El silencio del pasillo, la quietud en la escalera sonaban a trampa, pero nadie intentó retenernos. La lucha debía concentrarse en la puerta principal, en la planta baja, en el frente del edificio y sobre todo en el sótano, que era donde la Doña iba a replegarse con sus hijos, todos atraídos por el tesoro del sótano, llevados hacia ahí por su instinto como una especie de insectos o los últimos sobrevivientes de una tribu yendo a enterrarse antes de terminar de morir.

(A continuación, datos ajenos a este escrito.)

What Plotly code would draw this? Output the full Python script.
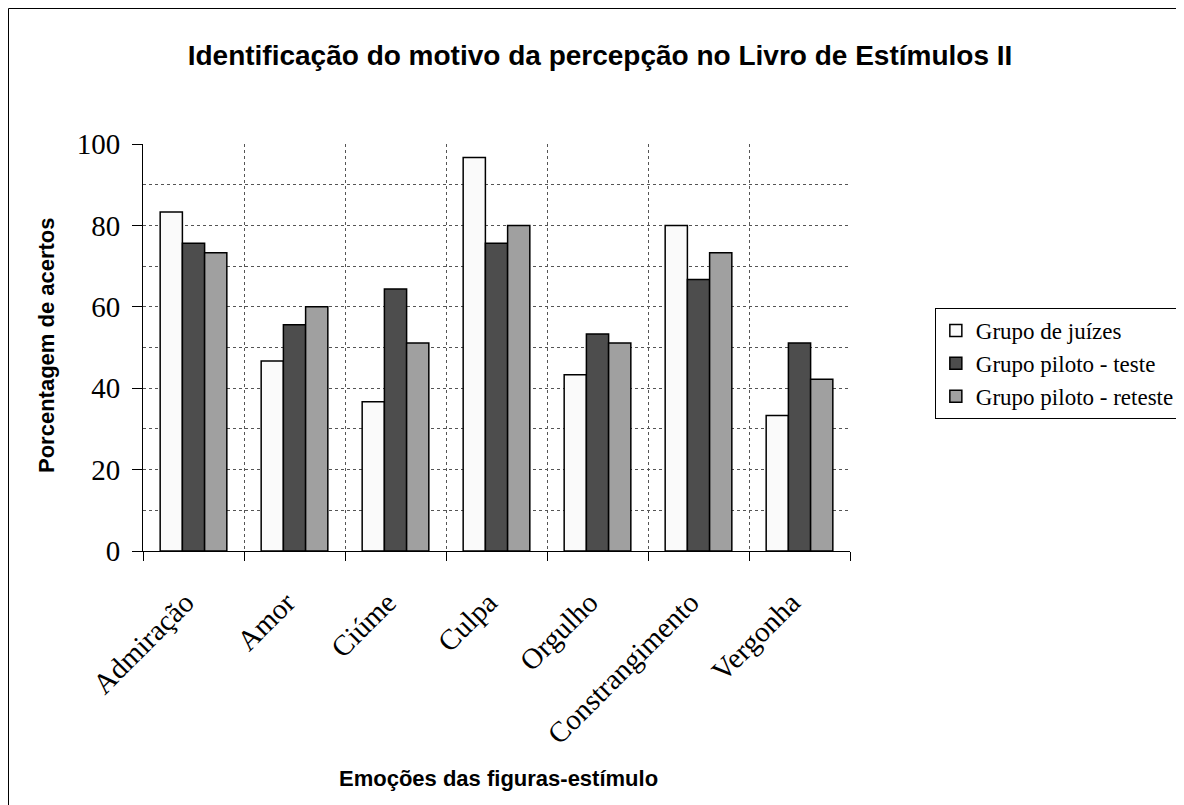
import plotly.graph_objects as go

emocoes = ["Admiração", "Amor", "Ciúme", "Culpa", "Orgulho", "Constrangimento", "Vergonha"]
juizes = [83.3, 46.7, 36.7, 96.7, 43.3, 80.0, 33.3]
piloto_teste = [75.6, 55.6, 64.4, 75.6, 53.3, 66.7, 51.1]
piloto_reteste = [73.3, 60.0, 51.1, 80.0, 51.1, 73.3, 42.2]

SERIF = "Liberation Serif, Times New Roman, serif"
SANS = "Liberation Sans, Arial, sans-serif"

series = [
    ("Grupo de juízes", juizes, "#fafafa"),
    ("Grupo piloto - teste", piloto_teste, "#4d4d4d"),
    ("Grupo piloto - reteste", piloto_reteste, "#a0a0a0"),
]

fig = go.Figure()
for name, vals, color in series:
    fig.add_trace(go.Bar(
        x=emocoes, y=vals, name=name,
        marker=dict(color=color, line=dict(color="black", width=1.5)),
    ))

fig.update_layout(
    width=1184, height=805,
    paper_bgcolor="white", plot_bgcolor="white",
    margin=dict(l=135, r=342, t=136, b=262, autoexpand=False),
    bargap=0.34, bargroupgap=0,
    font=dict(family=SERIF, color="black"),
    title=dict(
        text="<b>Identificação do motivo da percepção no Livro de Estímulos II</b>",
        font=dict(family=SANS, size=28, color="black"),
        x=0.5, xanchor="center", xref="container",
        y=1 - 47 / 805, yanchor="middle", yref="container",
    ),
    legend=dict(
        x=1.12, y=0.597, xanchor="left", yanchor="top",
        bordercolor="black", borderwidth=1, bgcolor="white",
        font=dict(family=SERIF, size=23, color="black"),
        itemclick=False,
    ),
)

fig.update_xaxes(
    tickson="boundaries", showgrid=True, gridcolor="#555", griddash="dot", gridwidth=1,
    ticks="outside", ticklen=9, tickcolor="black",
    showline=True, linecolor="black", linewidth=1,
    tickangle=-45, tickfont=dict(family=SERIF, size=29, color="black"),
    ticklabelstandoff=22, ticklabelshift=-8, automargin=False,
)
fig.update_yaxes(
    range=[0, 100], dtick=20, showgrid=True, gridcolor="#555", griddash="dot", gridwidth=1,
    minor=dict(dtick=10, showgrid=True, gridcolor="#555", griddash="dot", ticks=""),
    ticks="outside", ticklen=10, tickcolor="black",
    showline=True, linecolor="black", linewidth=1, zeroline=False,
    tickfont=dict(family=SERIF, size=29, color="black"),
    ticklabelstandoff=6, automargin=False,
)

fig.add_annotation(
    text="<b>Porcentagem de acertos</b>", textangle=-90,
    xref="paper", yref="paper", x=(46 - 143) / 707, y=(551 - 345) / 407,
    xanchor="center", yanchor="middle",
    showarrow=False, font=dict(family=SANS, size=22, color="black"),
)
fig.add_annotation(
    text="<b>Emoções das figuras-estímulo</b>",
    xref="paper", yref="paper", x=(498 - 143) / 707, y=(551 - 778) / 407,
    xanchor="center", yanchor="middle",
    showarrow=False, font=dict(family=SANS, size=22, color="black"),
)

# chart frame
fig.add_shape(
    type="rect", xref="paper", yref="paper",
    x0=(8.5 - 143) / 707, x1=(1300 - 143) / 707,
    y0=(551 - 812) / 407, y1=(551 - 8.5) / 407,
    line=dict(color="black", width=1), layer="below",
)

fig.write_html("out.html")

En el primer piso entramos a una pieza que daba al fondo, un baldío de cactus y animales muertos y más allá la calle. Había que agarrarse del marco de la ventana, ir metiendo las puntas de los pies entre los ladrillos y saltar. Dolores sacó medio cuerpo afuera para alcanzarme al chico y yo lo recibí estirando los brazos. Durante ese minuto o dos, hasta que el peso del cuerpo de Dolores estremeció la tierra, y mientras nos mirábamos y al entregárselo con torpeza, entreverando manos y mantas, lo tuve por primera vez en mis brazos. Empezaron a caer las piedras a brotar charcos de fuego a nuestros pies. Frené un poco para dejarla pasar y una piedra se partió en mi cabeza. Caí primero de rodillas, después acostado sobra mi sombra de sangre en el suelo. Otras me dieron en la sien, en el pecho, en la frente. Dolores todavía corría, la cabeza y los hombros encogidos sobre el chico, empujándolo contra su pecho. Volví a acostarme. Era una parte de yuyos bajos que conservaban, como el relleno del colchón, cierta frescura. En una ventana del edificio me pareció ver el perfil de pájaro de la Turca asomado a mi puerta la tarde que dijo hay un laburo para vos y levanté el brazo como diciendo paren que no alcanzo a escuchar, a quién, se me partía otra vez la cabeza, las piedras habían abierto las cicatrices de las mismas heridas y la sangre chorreaba libre sobre mi cara, me velaba la vista, tibia y enseguida empezó a enfriarse en el pelo pegoteado y las cejas, su gusto en la garganta, mirada definitiva al edificio envuelto en el humo y la bruma del amanecer y brazos de fuego asomando por las ventanas que se estiraban agitándose hacia arriba y después entraban dejando ver la pared negra y volvían a salir y antes de entrar otra vez se sacudían arriba y abajo, manoteaban desesperados el aire como un ahogado.